Iraq and Syria are battling a resurgence in attacks from ISIS as the terror group takes advantage of the coronavirus pandemic.
There are between 2,500 to 3,000 Islamic state fighters in Iraq, security officials estimate, and a further 500 have escaped from prisons in Syria, fuelling a spike in violence in the region.
Three security guards were killed outside a government building in Kirkuk, Iraq, after a suicide bomber blew himself up in the first week of Ramadan.
And yesterday ten Iraqi military fighters were killed in a three-pronged co-ordinated attack in Salahaddin province, just 54 miles from the capital Baghdad.
As many as 32 Syrian soldiers were killed during a two-day ISIS attack on a settlement near Homs.
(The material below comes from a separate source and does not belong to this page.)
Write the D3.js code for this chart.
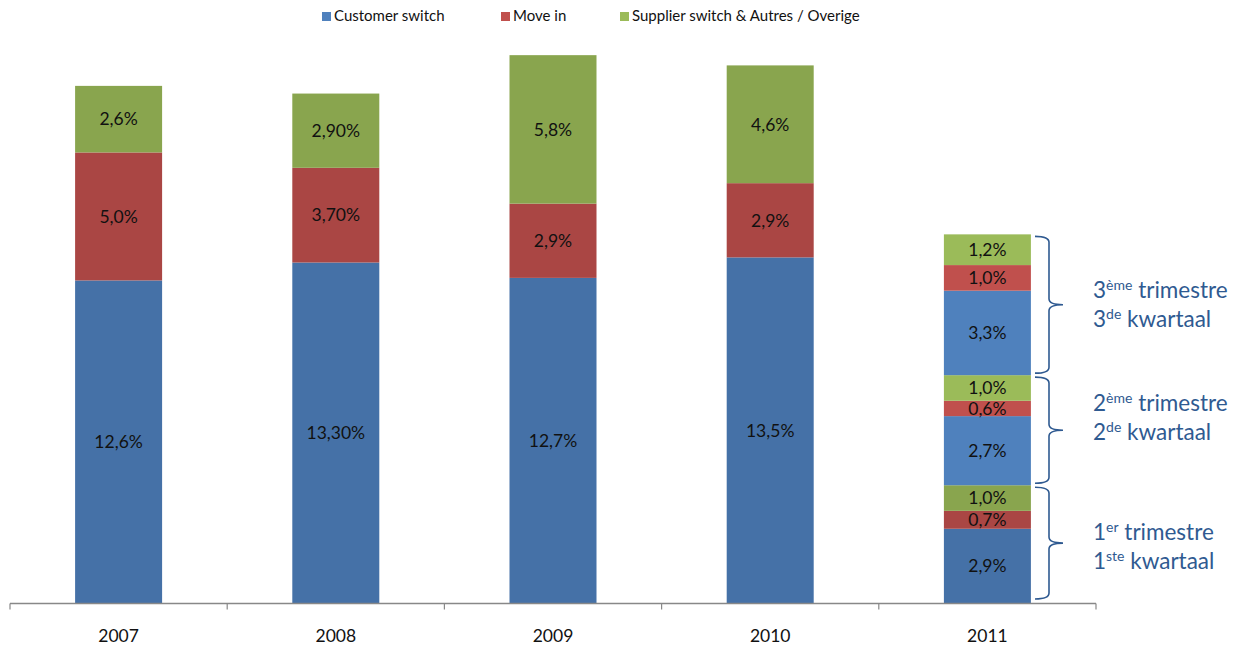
<!DOCTYPE html>
<html>
<head>
<meta charset="utf-8">
<script src="https://cdn.jsdelivr.net/npm/d3@7"></script>
<style>
html,body{margin:0;padding:0;background:#fff;}
svg{display:block;}
</style>
</head>
<body>
<svg id="chart" width="1244" height="648"></svg>
<script>
// ---------- data ----------
const years = ["2007", "2008", "2009", "2010", "2011"];
const seriesNames = ["Customer switch", "Move in", "Supplier switch & Autres / Overige"];
const customerSwitch = [12.6, 13.3, 12.7, 13.5];
const moveIn = [5.0, 3.7, 2.9, 2.9];
const supplierSwitch = [2.6, 2.9, 5.8, 4.6];
const customerLabels = ["12,6%", "13,30%", "12,7%", "13,5%"];
const moveInLabels = ["5,0%", "3,70%", "2,9%", "2,9%"];
const supplierLabels = ["2,6%", "2,90%", "5,8%", "4,6%"];
// 2011 by quarter
const quarters2011 = ["Q1", "Q2", "Q3"];
const q2011Customer = [2.9, 2.7, 3.3];
const q2011MoveIn = [0.7, 0.6, 1.0];
const q2011Supplier = [1.0, 1.0, 1.2];
const q2011CustomerLabels = ["2,9%", "2,7%", "3,3%"];
const q2011MoveInLabels = ["0,7%", "0,6%", "1,0%"];
const q2011SupplierLabels = ["1,0%", "1,0%", "1,2%"];
const quarterFr = [["1", "er", " trimestre"], ["2", "ème", " trimestre"], ["3", "ème", " trimestre"]];
const quarterNl = [["1", "ste", " kwartaal"], ["2", "de", " kwartaal"], ["3", "de", " kwartaal"]];

// ---------- styles / layout ----------
const darkColors = ["#4571a7", "#aa4644", "#89a54e"];
const lightColors = ["#4f81bd", "#c0504d", "#9bbb59"];
const font = "Lato, 'Liberation Sans', sans-serif";
const annColor = "#2f5a91";
const annBaseline = [540, 411, 298];   // first-line baseline of each quarter note
const legendX = [322, 501, 620];

const svg = d3.select("#chart");

const x = d3.scaleBand().domain(years).range([10, 1096]).paddingInner(0).paddingOuter(0);
const barW = 87;
const pxPer = 25.6;
const y = d3.scaleLinear().domain([0, 22]).range([603, 603 - 22 * pxPer]);

// build segments
const segs = [];
years.slice(0, 4).forEach((yr, i) => {
  const vals = [customerSwitch[i], moveIn[i], supplierSwitch[i]];
  const labs = [customerLabels[i], moveInLabels[i], supplierLabels[i]];
  let base = 0;
  vals.forEach((v, s) => {
    segs.push({year: yr, y0: base, y1: base + v, color: darkColors[s], label: labs[s]});
    base += v;
  });
});
let base2011 = 0;
const quarterBounds = [];
quarters2011.forEach((q, qi) => {
  const vals = [q2011Customer[qi], q2011MoveIn[qi], q2011Supplier[qi]];
  const labs = [q2011CustomerLabels[qi], q2011MoveInLabels[qi], q2011SupplierLabels[qi]];
  const start = base2011;
  vals.forEach((v, s) => {
    segs.push({year: "2011", y0: base2011, y1: base2011 + v,
      color: qi === 0 ? darkColors[s] : lightColors[s], label: labs[s]});
    base2011 += v;
  });
  quarterBounds.push([start, base2011]);
});

const barX = yr => x(yr) + (x.bandwidth() - barW) / 2;

svg.append("g").selectAll("rect").data(segs).join("rect")
  .attr("x", d => barX(d.year))
  .attr("width", barW)
  .attr("y", d => y(d.y1))
  .attr("height", d => y(d.y0) - y(d.y1))
  .attr("fill", d => d.color);

svg.append("g").selectAll("text").data(segs).join("text")
  .attr("x", d => barX(d.year) + barW / 2)
  .attr("y", d => (y(d.y0) + y(d.y1)) / 2)
  .attr("dy", "0.36em")
  .attr("text-anchor", "middle")
  .attr("font-family", font)
  .attr("font-size", 17.5)
  .attr("fill", "#111")
  .text(d => d.label);

// axis
const axis = d3.axisBottom(x).tickSize(0).tickFormat(d => d);
const gx = svg.append("g").attr("transform", "translate(0,603.5)").call(axis);
gx.select(".domain").attr("stroke", "#888").attr("stroke-width", 1.5).attr("d", "M10,0H1096");
gx.selectAll(".tick text").attr("font-family", font).attr("font-size", 17.5).attr("fill", "#111")
  .attr("y", 38.5).attr("dy", null);
const bounds = years.map(d => x(d)).concat([x(years[years.length - 1]) + x.bandwidth()]);
gx.selectAll(".bt").data(bounds).join("line").attr("class", "bt")
  .attr("x1", d => d).attr("x2", d => d).attr("y1", 0).attr("y2", 6)
  .attr("stroke", "#888").attr("stroke-width", 1.2);

// braces
const bx0 = 1035, bx1 = 1049, bx2 = 1063;
quarterBounds.forEach((b, qi) => {
  const yb = y(b[0]) - (qi === 0 ? 4 : 2), yt = y(b[1]) + 2;
  const ym = (yb + yt) / 2, r = 6;
  const p = `M${bx0},${yt} Q${bx1},${yt} ${bx1},${yt + r} L${bx1},${ym - r} Q${bx1},${ym} ${bx2},${ym} Q${bx1},${ym} ${bx1},${ym + r} L${bx1},${yb - r} Q${bx1},${yb} ${bx0},${yb}`;
  svg.append("path").attr("d", p).attr("fill", "none").attr("stroke", annColor).attr("stroke-width", 1.6);
  const lines = [quarterFr[qi], quarterNl[qi]];
  lines.forEach((ln, li) => {
    const t = svg.append("text")
      .attr("x", 1093)
      .attr("y", annBaseline[qi] + li * 28.5)
      .attr("font-family", font)
      .attr("font-size", 22.5)
      .attr("fill", annColor);
    t.append("tspan").text(ln[0]);
    t.append("tspan").attr("font-size", 14).attr("dy", -8).text(ln[1]);
    t.append("tspan").attr("dy", 8).text(ln[2]);
  });
});

// legend
const lg = svg.append("g");
seriesNames.forEach((n, i) => {
  lg.append("rect").attr("x", legendX[i]).attr("y", 12).attr("width", 9).attr("height", 9).attr("fill", lightColors[i]);
  lg.append("text").attr("x", legendX[i] + 12).attr("y", 21)
    .attr("font-family", font).attr("font-size", 15).attr("fill", "#111").text(n);
});
</script>
</body>
</html>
Two oil fields were also heavily damaged by the terror group, causing electricity production to collapse to 70 per cent of normal levels.
The deputy prime minister of Iraq’s northern Kurdish region, Qubad Talabani, said the group’s resurgence is a ‘real threat’.
‘They are mobilising and killing us in the north and they will start hitting Baghdad soon,’ he said.
Iraq’s designated prime minister, Mustafa al-Kadhimi, has paid tribute to those killed on May 2. ‘This attack reflects a desperate attempt to capitalise on the state of political rivalry which has impeded the formation of a new government that will work to protect and secure its citizens,’ he said.
The village of Kujalo, concealed in the barren centre of Iraq, has also seen a rise in extremist activity.
‘They know everything about each farm in Kulajo and they know to whom each house belongs,’ a local farmer said. ‘IS has been carrying out attacks in Kurdish areas for a long time, but now they are more organised and have more people.’
An attack in the Makhoul mountain range in Diyala killed a federal police officer and wounded a battalion commander and brigadier general on April 1. And an IED attack targeted a patrol of a commando regiment of earlier last month.
The uptick comes as Baghdad cuts the number of soldiers on the ground by half due to coronavirus, and as the US-led coalition forces continue to withdraw from bases in Nineveh and Kirkuk, western Iraq.
Territorial disputes between Baghdad and authorities in the northern Kurdish region have also left parts of three provinces without law enforcement, leaving the rugged landscape open to rebel groups.
‘Before the emergence of the virus and before the American withdrawal, the operations were negligible, numbering only one operation per week,’ said a senior intelligence official, who declined to be named.
‘Now’, he said, ‘security forces are seeing an average of 20 operations a month.’
Coalition spokesman Colonel Myles B. Caggins III said IS attacks were increasing in reaction to operations against its hideouts in the mountains and rural areas of north-central Iraq.
Analysts have warned the surge in attacks is aimed at securing the influence of the new leader, Abu Ibrahim al-Hashimi al-Quraishi, named after his predecessor who was killed last year.
Iraq has recorded 95 deaths and 2,219 cases of Covid-19 since the outbreak began, although the figures are feared to be far higher due to the country’s proximity to Iran.
Syrian forces have also faced a sudden surge in ISIS-run violence.
On April 9, extremists targeted government positions near Sukhna, Homs, forcing the government to bring in reinforcements covered by a Russian airstrike.
As many as 32 soldiers died in two days of gun-fighting, according to the Britain-based Syrian Observatory for Human Rights. It also said 26 ISIS fighters were killed.
Gas wells in the fields of Shaer and Hayan were targeted on April 13, leaving them non-operational and causing a 30 per cent fall in electricity production.
Syria has recorded three deaths due to coronavirus and 44 cases.
However, nine years of civil war have left the country’s health system severely damaged, prompting fears there may be far more cases in the country than reported.